# advice: need lots of them!



## chrisinha (Jan 24, 2005)

i have recently upgraded my 10 g community tank to a 20 g long. I totally dismounted the old tank, but i'd like to "re-live" it. How should i do it? I mean, there's still some gravel (the only thing that was left), but i believe i'd be better off getting new substrate, wouldn't i?

i want it to be another community tank, so i'd like your suggestions on what kind and how many fish to get. i dont like "thin, longed" fish; i would get them just in case i dont have any other option. I tend to like "rounded" shape kinda fish better, such as balloon mollies (but i want something different since i have 6 of them already). I've been thinking about tiger barbs, marthae silver hatchet, and harlequim rasbora... So, can you help me?


----------



## guppyart (Jan 22, 2005)

you could try rosy barbs they are very nice the males are a golden rosy colour and the females are silver they are very nice and another chubby fish you might like is the platy they are a livebearer and you will want to get more substrate so that you can have a nice bed of gravel hope I have helped


----------



## HobieDude16 (Jan 19, 2005)

dont get tiger barbs if you have balloon mollies, those barbs will have a lot of fun attacking the mollies... i think my favorite fish in my whole tank is my flounder, he is really cool to watch... he isnt really "long thin" but he is flat? haha..... but i cant really think of any other "rounded" fish.... if you go with something "thin and long" i like sharks, my black shark is fat, so he looks round! and the white finned one chases him around, they're fun to watch.... as far as rounded though, im not sure what to say.... wish i could be of more help, i just say dont get tiger barbs with those mollies!


----------



## chrisinha (Jan 24, 2005)

thank you guys!

this tank doesnt have any molly. my mollies are in another tank. i'd like to get some green tiger barbs, but i've heard they need  a larger tank. again, this is a 10 gallon tank.

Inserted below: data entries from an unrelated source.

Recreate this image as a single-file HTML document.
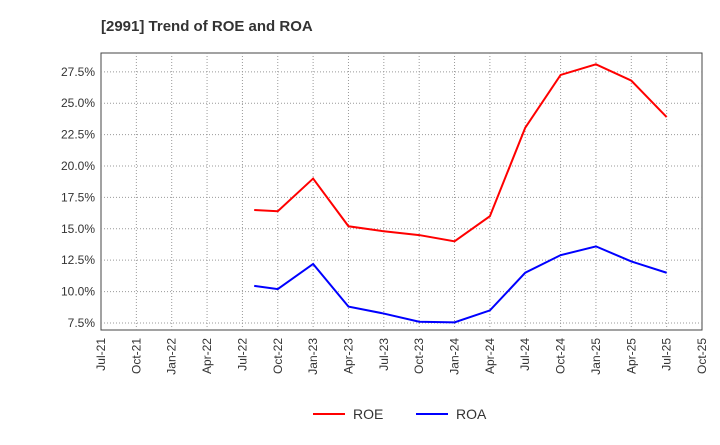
<!DOCTYPE html>
<html><head><meta charset="utf-8"><style>
body{margin:0;background:#fff;font-family:"Liberation Sans",sans-serif;}
</style></head><body>
<svg width="720" height="440" xmlns="http://www.w3.org/2000/svg">
<text x="101" y="31" font-size="15" font-weight="bold" fill="#333">[2991]  Trend of ROE and ROA</text>
<rect x="101" y="53" width="601" height="277" fill="#fff" stroke="#444"/>
<g id="grid"></g><g id="axes"></g><g id="series"></g>
<g>
<line x1="313" y1="414" x2="345" y2="414" stroke="#f00" stroke-width="2"/>
<text x="353" y="419" font-size="14" fill="#333">ROE</text>
<line x1="416" y1="414" x2="448" y2="414" stroke="#00f" stroke-width="2"/>
<text x="456" y="419" font-size="14" fill="#333">ROA</text>
</g>
</svg>
<script>
const xLabels=["Jul-21","Oct-21","Jan-22","Apr-22","Jul-22","Oct-22","Jan-23","Apr-23","Jul-23","Oct-23","Jan-24","Apr-24","Jul-24","Oct-24","Jan-25","Apr-25","Jul-25","Oct-25"];
const yTicks=[7.5,10,12.5,15,17.5,20,22.5,25,27.5];
const months=[13,15,18,21,24,27,30,33,36,39,42,45,48];
const roe=[16.5,16.4,19.0,15.2,14.8,14.5,14.0,16.0,23.05,27.25,28.1,26.8,23.9];
const roa=[10.45,10.2,12.2,8.8,8.25,7.6,7.55,8.5,11.5,12.9,13.6,12.4,11.5];
const X0=101,X1=702,Y0=53,Y1=330,YMIN=6.94,YMAX=29.0,MMAX=51;
const xs=m=>X0+(X1-X0)*m/MMAX;
const ys=v=>Y1-(Y1-Y0)*(v-YMIN)/(YMAX-YMIN);
const NS="http://www.w3.org/2000/svg";
function mk(t,a,p){const e=document.createElementNS(NS,t);for(const k in a)e.setAttribute(k,a[k]);p.appendChild(e);return e;}
const grid=document.getElementById('grid'),axes=document.getElementById('axes'),ser=document.getElementById('series');
xLabels.forEach((l,i)=>{const x=xs(i*3);
 if(i>0&&i<xLabels.length-1){const g=mk('line',{x1:x,x2:x,y1:Y0,y2:Y1,stroke:'#999','stroke-dasharray':'1,2'},grid);
 
 }
 const t=mk('text',{x:0,y:0,'font-size':12,fill:'#333','text-anchor':'end',transform:`translate(${x+4},${Y1+8}) rotate(-90)`},axes);
 t.textContent=l;
 
 
});
yTicks.forEach(v=>{const y=ys(v);
 const g=mk('line',{x1:X0,x2:X1,y1:y,y2:y,stroke:'#999','stroke-dasharray':'1,2'},grid);
 
 
 const t=mk('text',{x:X0-6,y:y+4,'font-size':12,fill:'#333','text-anchor':'end'},axes);
 t.textContent=v.toFixed(1)+'%';
 
 
});
function line(d,c,n){const p=mk('polyline',{points:d.map((v,i)=>xs(months[i])+','+ys(v)).join(' '),fill:'none',stroke:c,'stroke-width':2},ser);
 
 }
line(roe,'#f00','roe-line');
line(roa,'#00f','roa-line');
</script>
</body></html>
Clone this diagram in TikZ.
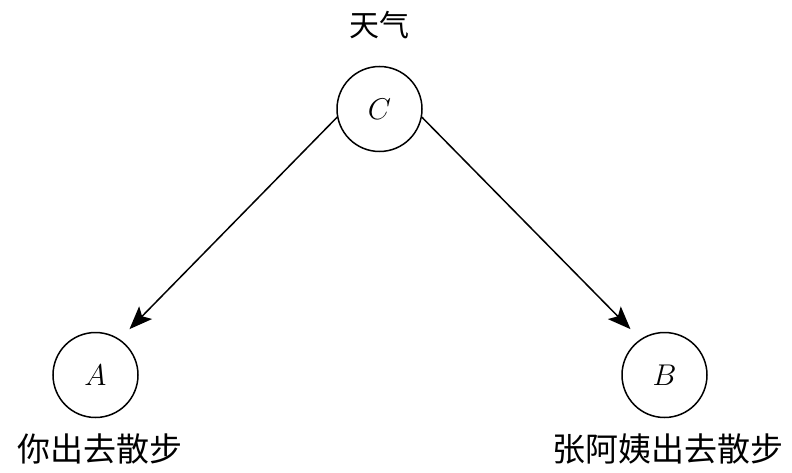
\RequirePackage{fix-cm}
\documentclass[tikz,border=0pt]{standalone}
\usepackage{fontspec}
\usepackage{tikz}
\usetikzlibrary{arrows.meta,positioning}
\newfontfamily\cjk{Noto Sans CJK SC}

\begin{document}
\begin{tikzpicture}[x=1pt, y=-1pt,
  var/.style={circle, draw, line width=1.5pt, minimum size=85pt, inner sep=0pt,
              font=\fontsize{30}{36}\selectfont},
  arrow/.style={-{Stealth[length=23pt, width=18pt, inset=5pt]}, line width=1.5pt},
  vname/.style={font=\cjk\fontsize{33}{40}\selectfont}
]
\useasboundingbox (0,0) rectangle (792,473);

% Variables
\node[var] (c) at (379.5,109) {$C$};
\node[var] (a) at (95.5,375)  {$A$};
\node[var] (b) at (664.5,375) {$B$};

% Names
\node[vname, font=\cjk\fontsize{30}{36}\selectfont] (lc) at (379,25) {天气};
\node[vname] (la) at (100,449) {你出去散步};
\node[vname] (lb) at (668,449) {张阿姨出去散步};

% Edges
\draw[arrow, shorten >=14pt] (c.191) -- (a.56);
\draw[arrow, shorten >=14pt] (c.349) -- (b.124);
\end{tikzpicture}
\end{document}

i also need to know how many of each variety i should get...


----------



## Lexus (Jan 19, 2005)

You could get 3 Green, 3 Albino and 3 Regular =9! Then have just a tiger barb tank!!! lol but since they swim alot and need space you could get just get 5 green. Most people say to keep them in 29G or more, which probably is best since they are very active.


----------



## Fish n chips (Jan 19, 2005)

Could try Rams


----------



## MyraVan (Jan 19, 2005)

You've got a small tank, so go for small fish. I don't have them, but I think that the Harlequin Rasbora would be about ideal. They are less than 2 inches long, so you could get 5 of them in your tank. Rosy barbs & tiger barbs are too big and active to be happy in a 10 gallon tank.


----------